Written request
Provide an exact copy of the data, excluding the images.

Source excerpt
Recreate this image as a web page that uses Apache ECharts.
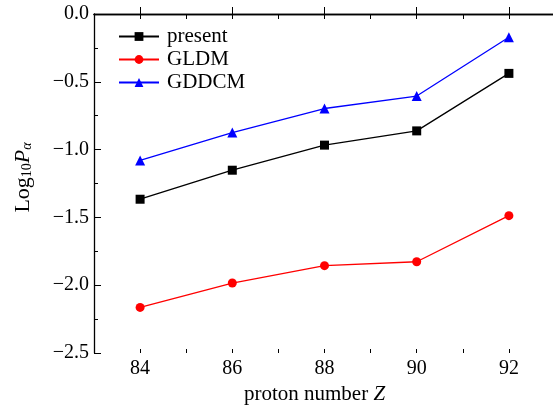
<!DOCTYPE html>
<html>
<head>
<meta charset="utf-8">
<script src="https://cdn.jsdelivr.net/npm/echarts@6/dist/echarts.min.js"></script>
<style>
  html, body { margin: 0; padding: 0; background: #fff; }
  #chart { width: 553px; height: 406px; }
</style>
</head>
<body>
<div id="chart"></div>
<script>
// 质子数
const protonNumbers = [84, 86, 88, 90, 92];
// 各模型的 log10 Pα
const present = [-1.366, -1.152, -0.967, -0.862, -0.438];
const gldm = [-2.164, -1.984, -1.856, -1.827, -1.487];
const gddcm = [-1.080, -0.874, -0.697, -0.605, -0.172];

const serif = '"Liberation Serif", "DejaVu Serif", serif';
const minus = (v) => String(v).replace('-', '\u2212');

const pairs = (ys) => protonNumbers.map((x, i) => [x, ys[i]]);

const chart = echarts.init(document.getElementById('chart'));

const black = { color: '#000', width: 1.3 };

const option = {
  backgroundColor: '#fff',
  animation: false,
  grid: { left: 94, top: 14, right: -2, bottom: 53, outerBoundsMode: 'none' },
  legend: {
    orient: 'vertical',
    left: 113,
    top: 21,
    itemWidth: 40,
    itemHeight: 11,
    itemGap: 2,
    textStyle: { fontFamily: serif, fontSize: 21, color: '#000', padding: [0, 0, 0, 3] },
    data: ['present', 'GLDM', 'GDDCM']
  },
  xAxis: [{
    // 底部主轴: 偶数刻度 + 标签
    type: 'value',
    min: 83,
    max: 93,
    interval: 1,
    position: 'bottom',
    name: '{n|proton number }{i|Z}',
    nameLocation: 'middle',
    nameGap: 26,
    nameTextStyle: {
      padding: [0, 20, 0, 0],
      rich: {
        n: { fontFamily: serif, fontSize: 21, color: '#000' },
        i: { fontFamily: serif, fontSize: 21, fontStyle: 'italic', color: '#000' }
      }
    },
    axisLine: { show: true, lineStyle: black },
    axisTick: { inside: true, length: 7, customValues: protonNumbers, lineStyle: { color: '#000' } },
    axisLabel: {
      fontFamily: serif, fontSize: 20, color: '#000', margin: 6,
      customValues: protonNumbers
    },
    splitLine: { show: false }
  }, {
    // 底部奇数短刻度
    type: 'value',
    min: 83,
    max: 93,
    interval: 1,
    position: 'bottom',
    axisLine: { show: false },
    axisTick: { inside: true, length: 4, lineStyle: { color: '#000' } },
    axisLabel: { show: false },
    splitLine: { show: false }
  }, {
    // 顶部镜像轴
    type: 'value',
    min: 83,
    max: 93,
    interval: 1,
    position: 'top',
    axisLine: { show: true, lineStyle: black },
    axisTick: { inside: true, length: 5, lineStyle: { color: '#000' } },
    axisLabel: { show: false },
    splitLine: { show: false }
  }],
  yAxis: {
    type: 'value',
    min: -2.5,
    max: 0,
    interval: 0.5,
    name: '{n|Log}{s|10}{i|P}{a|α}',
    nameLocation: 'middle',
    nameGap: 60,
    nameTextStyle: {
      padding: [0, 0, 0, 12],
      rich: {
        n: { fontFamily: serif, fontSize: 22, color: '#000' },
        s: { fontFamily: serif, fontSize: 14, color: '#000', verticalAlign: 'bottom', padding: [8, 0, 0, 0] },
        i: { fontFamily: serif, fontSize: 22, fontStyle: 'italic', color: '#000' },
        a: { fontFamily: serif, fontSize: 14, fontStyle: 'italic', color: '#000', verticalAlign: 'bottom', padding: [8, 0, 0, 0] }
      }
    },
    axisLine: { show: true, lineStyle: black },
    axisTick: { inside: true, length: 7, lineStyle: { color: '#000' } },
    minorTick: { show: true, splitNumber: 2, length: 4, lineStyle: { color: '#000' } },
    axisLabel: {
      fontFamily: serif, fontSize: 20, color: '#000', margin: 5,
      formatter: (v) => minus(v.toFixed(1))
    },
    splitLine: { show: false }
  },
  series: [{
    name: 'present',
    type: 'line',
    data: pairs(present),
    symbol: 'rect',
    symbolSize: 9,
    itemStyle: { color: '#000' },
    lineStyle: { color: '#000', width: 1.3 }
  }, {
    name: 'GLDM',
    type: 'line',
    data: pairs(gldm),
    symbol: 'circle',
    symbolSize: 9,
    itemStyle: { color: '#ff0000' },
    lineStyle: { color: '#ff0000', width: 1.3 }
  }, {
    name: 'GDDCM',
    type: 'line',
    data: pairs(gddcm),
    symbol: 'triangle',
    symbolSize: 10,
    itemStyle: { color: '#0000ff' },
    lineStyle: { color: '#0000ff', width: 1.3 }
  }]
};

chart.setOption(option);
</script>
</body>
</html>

Task solution
Recreate this image as a web page that uses Apache ECharts.
<!DOCTYPE html>
<html>
<head>
<meta charset="utf-8">
<script src="https://cdn.jsdelivr.net/npm/echarts@6/dist/echarts.min.js"></script>
<style>
  html, body { margin: 0; padding: 0; background: #fff; }
  #chart { width: 553px; height: 406px; }
</style>
</head>
<body>
<div id="chart"></div>
<script>
// 质子数
const protonNumbers = [84, 86, 88, 90, 92];
// 各模型的 log10 Pα
const present = [-1.366, -1.152, -0.967, -0.862, -0.438];
const gldm = [-2.164, -1.984, -1.856, -1.827, -1.487];
const gddcm = [-1.080, -0.874, -0.697, -0.605, -0.172];

const serif = '"Liberation Serif", "DejaVu Serif", serif';
const minus = (v) => String(v).replace('-', '\u2212');

const pairs = (ys) => protonNumbers.map((x, i) => [x, ys[i]]);

const chart = echarts.init(document.getElementById('chart'));

const black = { color: '#000', width: 1.3 };

const option = {
  backgroundColor: '#fff',
  animation: false,
  grid: { left: 94, top: 14, right: -2, bottom: 53, outerBoundsMode: 'none' },
  legend: {
    orient: 'vertical',
    left: 113,
    top: 21,
    itemWidth: 40,
    itemHeight: 11,
    itemGap: 2,
    textStyle: { fontFamily: serif, fontSize: 21, color: '#000', padding: [0, 0, 0, 3] },
    data: ['present', 'GLDM', 'GDDCM']
  },
  xAxis: [{
    // 底部主轴: 偶数刻度 + 标签
    type: 'value',
    min: 83,
    max: 93,
    interval: 1,
    position: 'bottom',
    name: '{n|proton number }{i|Z}',
    nameLocation: 'middle',
    nameGap: 26,
    nameTextStyle: {
      padding: [0, 20, 0, 0],
      rich: {
        n: { fontFamily: serif, fontSize: 21, color: '#000' },
        i: { fontFamily: serif, fontSize: 21, fontStyle: 'italic', color: '#000' }
      }
    },
    axisLine: { show: true, lineStyle: black },
    axisTick: { inside: true, length: 7, customValues: protonNumbers, lineStyle: { color: '#000' } },
    axisLabel: {
      fontFamily: serif, fontSize: 20, color: '#000', margin: 6,
      customValues: protonNumbers
    },
    splitLine: { show: false }
  }, {
    // 底部奇数短刻度
    type: 'value',
    min: 83,
    max: 93,
    interval: 1,
    position: 'bottom',
    axisLine: { show: false },
    axisTick: { inside: true, length: 4, lineStyle: { color: '#000' } },
    axisLabel: { show: false },
    splitLine: { show: false }
  }, {
    // 顶部镜像轴
    type: 'value',
    min: 83,
    max: 93,
    interval: 1,
    position: 'top',
    axisLine: { show: true, lineStyle: black },
    axisTick: { inside: true, length: 5, lineStyle: { color: '#000' } },
    axisLabel: { show: false },
    splitLine: { show: false }
  }],
  yAxis: {
    type: 'value',
    min: -2.5,
    max: 0,
    interval: 0.5,
    name: '{n|Log}{s|10}{i|P}{a|α}',
    nameLocation: 'middle',
    nameGap: 60,
    nameTextStyle: {
      padding: [0, 0, 0, 12],
      rich: {
        n: { fontFamily: serif, fontSize: 22, color: '#000' },
        s: { fontFamily: serif, fontSize: 14, color: '#000', verticalAlign: 'bottom', padding: [8, 0, 0, 0] },
        i: { fontFamily: serif, fontSize: 22, fontStyle: 'italic', color: '#000' },
        a: { fontFamily: serif, fontSize: 14, fontStyle: 'italic', color: '#000', verticalAlign: 'bottom', padding: [8, 0, 0, 0] }
      }
    },
    axisLine: { show: true, lineStyle: black },
    axisTick: { inside: true, length: 7, lineStyle: { color: '#000' } },
    minorTick: { show: true, splitNumber: 2, length: 4, lineStyle: { color: '#000' } },
    axisLabel: {
      fontFamily: serif, fontSize: 20, color: '#000', margin: 5,
      formatter: (v) => minus(v.toFixed(1))
    },
    splitLine: { show: false }
  },
  series: [{
    name: 'present',
    type: 'line',
    data: pairs(present),
    symbol: 'rect',
    symbolSize: 9,
    itemStyle: { color: '#000' },
    lineStyle: { color: '#000', width: 1.3 }
  }, {
    name: 'GLDM',
    type: 'line',
    data: pairs(gldm),
    symbol: 'circle',
    symbolSize: 9,
    itemStyle: { color: '#ff0000' },
    lineStyle: { color: '#ff0000', width: 1.3 }
  }, {
    name: 'GDDCM',
    type: 'line',
    data: pairs(gddcm),
    symbol: 'triangle',
    symbolSize: 10,
    itemStyle: { color: '#0000ff' },
    lineStyle: { color: '#0000ff', width: 1.3 }
  }]
};

chart.setOption(option);
</script>
</body>
</html>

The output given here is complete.